Os títulos municipais americanos estão sendo beneficiados por uma série de programas de apoio governamental – exceto os de prazo mais longo, que mesmo assim estão começando a se recuperar. Embora presos a ciclos de fluxo, esses títulos ainda apresentam uma boa oportunidade, já que os spreads em relação aos títulos do Tesouro dos EUA são grandes e suas taxas continuam competitivas em relação a títulos corporativos comparáveis.

Ativos do Circulo Externo

Dívida externa de mercados emergentes (ME) (+275 bps)

É provável que os mercados emergentes demorem mais para se recuperar e seus ativos devem retormar completamente apenas quando as implicações econômicas duradouras da pandemia forem plenamente compreendidas. Entretanto, os ME devem ser beneficiados pela liquidez abundante fornecida pelos bancos centrais. No curto prazo, damos preferência a títulos soberanos e corporativos de alta qualidade, denominados em dólares norte-americanos. Assumimos uma postura cautelosa em relação a países exportadores de petróleo, de menor qualidade. Como sempre é o caso no investimento em mercados emergentes, os resultados serão determinados por uma análise de fundamentos criteriosa e pela seleção de títulos.

Títulos corporativos high yield (+441 bps)

Os spreads dos títulos high yield (+441 bps) subiram dramaticamente, mesmo assim, acreditamos que as dificuldades fundamentais ainda não foram integralmente precificadas nos empréstimos bancários e em outros mercados de high yield.
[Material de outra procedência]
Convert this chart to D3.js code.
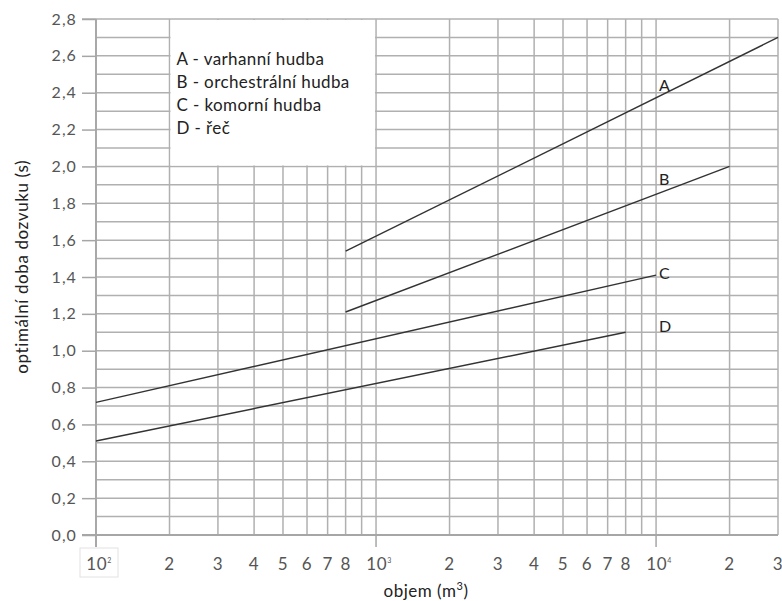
<!DOCTYPE html>
<html>
<head>
<meta charset="utf-8">
<script src="https://cdn.jsdelivr.net/npm/d3@7"></script>
<style>
  body { margin: 0; background: #fff; }
  svg { display: block; font-family: Lato, "Open Sans", sans-serif; }
</style>
</head>
<body>
<svg></svg>
<script>
'use strict';

// curves: [volume m3, reverberation time s] at the two ends of each straight segment
var curveNames = ['A', 'B', 'C', 'D'];
var curveA = [[800, 1.54], [30000, 2.70]];
var curveB = [[800, 1.21], [20000, 2.00]];
var curveC = [[100, 0.72], [10000, 1.41]];
var curveD = [[100, 0.51], [8000, 1.10]];
var labelValues = [2.41, 1.90, 1.39, 1.10];   // where the letters sit next to the 10^4 line

var legendItems = ['A - varhanní hudba', 'B - orchestrální hudba', 'C - komorní hudba', 'D - řeč'];

var yTicks = [0, 0.2, 0.4, 0.6, 0.8, 1.0, 1.2, 1.4, 1.6, 1.8, 2.0, 2.2, 2.4, 2.6, 2.8];
var xTickValues = [100, 200, 300, 400, 500, 600, 700, 800, 1000, 2000, 3000, 4000, 5000, 6000, 7000, 8000, 10000, 20000, 30000];
var xTickLabels = ['10|2', '2', '3', '4', '5', '6', '7', '8', '10|3', '2', '3', '4', '5', '6', '7', '8', '10|4', '2', '3'];

function render() {
    var w = 782;
    var h = 601;
    var m = { left: 96, right: 4, top: 19, bottom: 66 };
    var d3 = window.d3;

    var svg = d3.select('svg').attr('width', w).attr('height', h);

    // the printed grid is not a pure log grid: inside each decade the spacing
    // follows log((m + 0.5) / 1.5) / log(7)
    function warp(v) {
        var e = Math.floor(Math.log10(v) + 1e-9);
        var mant = v / Math.pow(10, e);
        return e + Math.log((mant + 0.5) / 1.5) / Math.log(7);
    }

    var xs = d3.scaleLinear().domain([warp(100), warp(30000)]).range([m.left, w - m.right]);
    var x = function (v) { return xs(warp(v)); };
    var y = d3.scaleLinear().domain([0, 2.8]).range([h - m.bottom, m.top]);

    var gridColor = '#b0b0b0';
    var g = svg.append('g');

    // horizontal grid every 0.1
    var hLines = d3.range(1, 28).map(function (i) { return i / 10; });
    g.selectAll('.hgrid').data(hLines).enter().append('line')
        .attr('x1', m.left).attr('x2', w - m.right)
        .attr('y1', function (d) { return y(d); }).attr('y2', function (d) { return y(d); })
        .attr('stroke', gridColor).attr('stroke-width', 1.5);

    // vertical grid at every mantissa 1..9
    var vLines = [];
    [100, 1000, 10000].forEach(function (dec) {
        for (var k = 1; k <= 9; k++) {
            if (dec * k <= 30000) vLines.push(dec * k);
        }
    });
    g.selectAll('.vgrid').data(vLines).enter().append('line')
        .attr('x1', function (d) { return x(d); }).attr('x2', function (d) { return x(d); })
        .attr('y1', y(0)).attr('y2', y(2.8))
        .attr('stroke', gridColor).attr('stroke-width', 1.5);

    // legend panel blanks out part of the grid
    g.append('rect')
        .attr('x', x(200) + 1).attr('y', y(2.8) + 1)
        .attr('width', x(1000) - x(200) - 2).attr('height', y(2.0) - y(2.8) - 2)
        .attr('fill', '#fff');

    // frame top and axes
    g.append('line').attr('x1', m.left - 14).attr('x2', w - m.right).attr('y1', y(2.8)).attr('y2', y(2.8))
        .attr('stroke', gridColor).attr('stroke-width', 1.5);
    g.append('line').attr('x1', m.left - 14).attr('x2', w - m.right).attr('y1', y(0)).attr('y2', y(0))
        .attr('stroke', '#a6a6a6').attr('stroke-width', 1.8);
    g.append('line').attr('x1', m.left).attr('x2', m.left).attr('y1', y(0) + 12).attr('y2', y(2.8))
        .attr('stroke', '#a6a6a6').attr('stroke-width', 1.8);

    // y axis
    var yAxis = d3.axisLeft(y).tickValues(yTicks).tickSize(14).tickPadding(5)
        .tickFormat(function (d) { return d3.format('.1f')(d).replace('.', ','); });
    var ya = svg.append('g').attr('transform', 'translate(' + m.left + ',0)').call(yAxis);
    ya.select('.domain').remove();
    ya.selectAll('.tick line').attr('stroke', '#a6a6a6').attr('stroke-width', 1.5);
    ya.selectAll('.tick text').attr('fill', '#555').attr('font-size', 16)
        .attr('font-family', 'Lato, sans-serif').attr('letter-spacing', 1.1);

    // x axis labels
    var xa = svg.append('g');
    xa.selectAll('.xdec').data(xTickValues.filter(function (d, i) { return xTickLabels[i].indexOf('|') > -1; }))
        .enter().append('line')
        .attr('x1', function (d) { return x(d); }).attr('x2', function (d) { return x(d); })
        .attr('y1', y(0)).attr('y2', y(0) + 12)
        .attr('stroke', '#a6a6a6').attr('stroke-width', 1.5);

    xa.append('rect').attr('x', x(100) - 16).attr('y', y(0) + 13).attr('width', 38).attr('height', 29)
        .attr('fill', '#fff').attr('stroke', '#e2e2e2').attr('stroke-width', 1);

    xTickValues.forEach(function (v, i) {
        var parts = xTickLabels[i].split('|');
        var t = xa.append('text')
            .attr('x', x(v) + (parts.length > 1 ? 3 : 0)).attr('y', y(0) + 35)
            .attr('text-anchor', 'middle').attr('fill', '#555')
            .attr('font-size', 17).attr('letter-spacing', 0.6);
        t.append('tspan').text(parts[0]);
        if (parts.length > 1) {
            t.append('tspan').attr('font-size', 7).attr('dy', -7).text(parts[1]);
        }
    });

    // axis titles
    var xt = svg.append('text').attr('x', 426).attr('y', h - 4).attr('text-anchor', 'middle')
        .attr('fill', '#222').attr('font-size', 17).attr('letter-spacing', 0.5);
    xt.append('tspan').text('objem (m');
    xt.append('tspan').attr('font-size', 11).attr('dy', -7).text('3');
    xt.append('tspan').attr('dy', 7).text(')');

    svg.append('text')
        .attr('transform', 'translate(28,' + (y(1.45) - 1) + ') rotate(-90)')
        .attr('text-anchor', 'middle').attr('fill', '#222').attr('font-size', 17)
        .attr('letter-spacing', 0.6)
        .text('optimální doba dozvuku (s)');

    // curves
    var line = d3.line().x(function (d) { return x(d[0]); }).y(function (d) { return y(d[1]); });
    var curves = [curveA, curveB, curveC, curveD];
    svg.selectAll('.curve').data(curves).enter().append('path')
        .attr('d', line).attr('fill', 'none').attr('stroke', '#333').attr('stroke-width', 1.4);

    svg.selectAll('.curve-label').data(curveNames).enter().append('text')
        .attr('x', x(10000) + 3).attr('y', function (d, i) { return y(labelValues[i]); })
        .attr('fill', '#222').attr('font-size', 16).text(function (d) { return d; });

    // legend text
    svg.selectAll('.legend').data(legendItems).enter().append('text')
        .attr('x', x(200) + 7)
        .attr('y', function (d, i) { return y(2.8) + 46 + i * 23; })
        .attr('fill', '#222').attr('font-size', 17).attr('letter-spacing', 0.4)
        .text(function (d) { return d; });
}

render();
</script>
</body>
</html>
Continuamos cautelosos devido ao aumento da alavancagem e à possibilidade de inadimplências elevadas e imprevisíveis. É provável que o estresse nos balanços de muitas empresas surja ainda este ano, devido ao alto grau de alavancagem nos mercados high yield e de empréstimos bancários.

Novos contornos, Riscos e oportunidades

Mesmo após as medidas de liquidez e o socorro sem precedentes começarem a impulsionar alguns mercados, persistem incertezas significativas. Como investidores, somos constantemente lembrados em nosso dia-a-dia que esta é, antes de tudo, uma crise de saúde pública. As perspectivas para os mercados financeiros dependem, em grande medida, das perspectivas para a economia real. A rapidez com que podemos retornar a alguma forma de normalidade dependerá do tratamento para a doença e dos testes.

Nosso cenário base é de uma recessão profunda, mas de vida curta, com uma recuperação em forma de “U”. No entanto, não podemos descartar a noção de que haverá falsos recomeços. Certamente existe o risco de uma recuperação desigual e de perdas permanentes de capital. Este é um ambiente extremamente incerto, que justifica cautela e humildade.

Mas a incerteza gera oportunidades. A estrutura de círculos concêntricos da PIMCO fornece um roteiro sólido para as oportunidades. Os mercados começarão a se recuperar a partir dos ativos do círculo interno, mais líquidos e de menor risco, e as melhorias poderão então avançar para as áreas mais arriscadas no perímetro externo. Esse ambiente certamente favorecerá uma abordagem coordenada, disciplinada e paciente, que é o principal ponto forte do processo de investimento consagrado da PIMCO.